Um Circo, um Palhaço, um Pipoqueiro, alguns amores, muitos porres. E uns textos complicados sem pé nem cabeça.

9.3.07

VELHOS Tempos

Era 9 de março de um ano que não vinha sendo muito bom. Eu me sentia sozinho o bastante pra me achar forte e ao mesmo tempo sozinho demais pra chorar e ninguém ver. Aliás os começos de ano pra mim sempre foram decadentes em excesso, ao contrário do final deles. Meu telefone toca no meio da madrugada e eu já levantei esperando pelo pior. Eu tinha que arrumar minhas coisas e viajar até o interior dentro de poucas horas. Meu avô tinha falecido.

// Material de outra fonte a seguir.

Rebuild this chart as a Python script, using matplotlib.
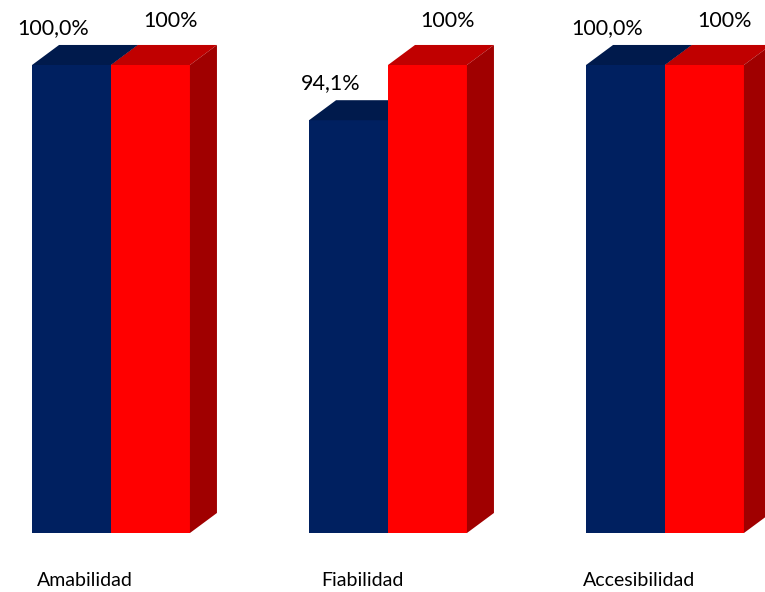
import matplotlib
matplotlib.use("Agg")
import matplotlib.pyplot as plt
from matplotlib.patches import Polygon

plt.rcParams['font.family'] = ['Lato', 'DejaVu Sans']

# data
categorias = ["Amabilidad", "Fiabilidad", "Accesibilidad"]
serie_azul = [100.0, 94.1, 100.0]
serie_roja = [100, 100, 100]
etiq_azul = ["100,0%", "94,1%", "100,0%"]
etiq_roja = ["100%", "100%", "100%"]

# colours: front, top, side
azul = ("#002060", "#001a4c", "#001848")
rojo = ("#ff0000", "#c00000", "#a00000")

W = 0.285      # bar width (category units)
DX = 0.0975    # depth offset in x
DY = 2.14      # depth offset in y
YMIN, YMAX = 50, 100

fig = plt.figure(figsize=(7.65, 5.92), dpi=100)
ax = fig.add_axes([0, 59 / 592, 1, 468 / 592])
ax.set_xlim(-111 / 277, 654 / 277)
ax.set_ylim(YMIN, YMAX)
ax.axis("off")


def caja(x0, v, cols):
    # front face
    ax.bar(x0, v - YMIN, width=W, bottom=YMIN, align="edge", color=cols[0],
           linewidth=0, zorder=2)
    # top face
    ax.add_patch(Polygon([(x0, v), (x0 + W, v), (x0 + W + DX, v + DY), (x0 + DX, v + DY)],
                         closed=True, facecolor=cols[1], linewidth=0, clip_on=False, zorder=2))
    # side face
    ax.add_patch(Polygon([(x0 + W, YMIN), (x0 + W + DX, YMIN + DY), (x0 + W + DX, v + DY), (x0 + W, v)],
                         closed=True, facecolor=cols[2], linewidth=0, clip_on=False, zorder=2))


for i in range(len(categorias)):
    caja(i - W, serie_azul[i], azul)
    caja(i, serie_roja[i], rojo)

    ax.annotate(etiq_azul[i], (i - W / 2, serie_azul[i]), xytext=(-18, 37),
                textcoords="offset pixels", ha="center", va="center",
                fontsize=15.5, annotation_clip=False)
    ax.annotate(etiq_roja[i], (i + W / 2, serie_roja[i]), xytext=(20, 44),
                textcoords="offset pixels", ha="center", va="center",
                fontsize=15.5, annotation_clip=False)
    ax.annotate(categorias[i], (i, YMIN), xytext=(-26, -47),
                textcoords="offset pixels", ha="center", va="center",
                fontsize=14, annotation_clip=False)

fig.savefig("out.png", dpi=100)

Falar sobre ele é uma coisa que eu sempre tentei e nunca consegui, apesar de ter tentado inúmeras vezes. E naquele dia eu tinha perdido mais do que meu avô, eu tinha perdido um amigo. Ele era até então tudo o que eu tentaria ser pra minha famíia: a "cola" entre eles. Cinco anos antes eu e ele tínhamos perdido minha avó. Isso mesmo, EU e ELE. E depois daquele momento jurei que faria de tudo pra não deixá-lo sozinho. Juramos fidelidade, choramos e depois passamos a morar juntos. Eu cuidando dele, e ele mais ainda de mim. Eu tinha só quinze anos, e ele setenta e cinco. Mas éramos como velhos amigos.


Até que houve um dia em que eu tive que sair de casa, ou como ele dizia "sair pra tentar magoar o menor número de pessoas possível", o que foi muito difícil pra mim, embora soubesse o que ele estava fazendo. Então saí. Nós nunca perdemos contato, e sempre que podia ia até lá para vê-lo e passar grande parte do meu tempo livre ao lado dele.

Meu avô não era engraçado, louco e muito menos um velho alcóolatra que vivia me contando histórias sujas sobre sua adolescência idem. Ele era (e É) um dos seres humanos mais incríveis que já conheci, e às vezes eu me perguntava como fui parar ao lado de alguém tão especial. Talvez eu não o merecesse, talvez eu também não merecesse ter uma avó como a esposa dele, a mãe do meu pai. Mas tudo o que eu fiz naquele período entre a infância e a adolescência foi me dedicar para tê-los em minha vida o máximo de tempo possível.

Então nesse mesmo dia 9 de março eu fui até lá, pra me despedir "fisicamente" do velho. Pode ter isso a última vez que eu chorei por alguém até hoje, e o choro se tornava mais profundo ainda quando me lembrava do tempo em que moramos juntos. Foi quando aprendi verdadeiros valores morais, amadurecimento e sensatez sobre cada dificuldade que eu viria a encontrar pela frente, mesmo sem saber que um dia eu me pegaria com os mesmos costumes e pirraças dele. Enfim, que eu me tornaria um velho como ele.

Às vezes não consigo lembrar de muita coisa da minha infância, porque naqueles tempos de quinze anos eu já tinha muita coisa na cabeça. E confesso que antes de nos aproximarmos tanto, às vezes eu chorava pra minha mãe com medo de um dia envelhecer. Mas ali, ao lado dele, eu já quis ter idade o bastante pra conversarmos sobre as mesmas experiências e glórias. E acabei mudando completamente a minha maneira de encarar a velhice depois desses tempos.

Nesse mesmo dia, no enterro do meu avô, eu mal sabia que onze anos antes de sua morte, naquele mesmo 9 de março, Henry Charles Bukowski deixava nosso time pra jogar ao lado dos imortais. Toda aquele descarrego de sensações e sentimentos me deixaram cego para outro fato curioso: eu entrei no primeiro ônibus pra São Paulo, às exatas sete horas e quarenta minutos, no dia 9 de março, um ano antes da morte do meu avô.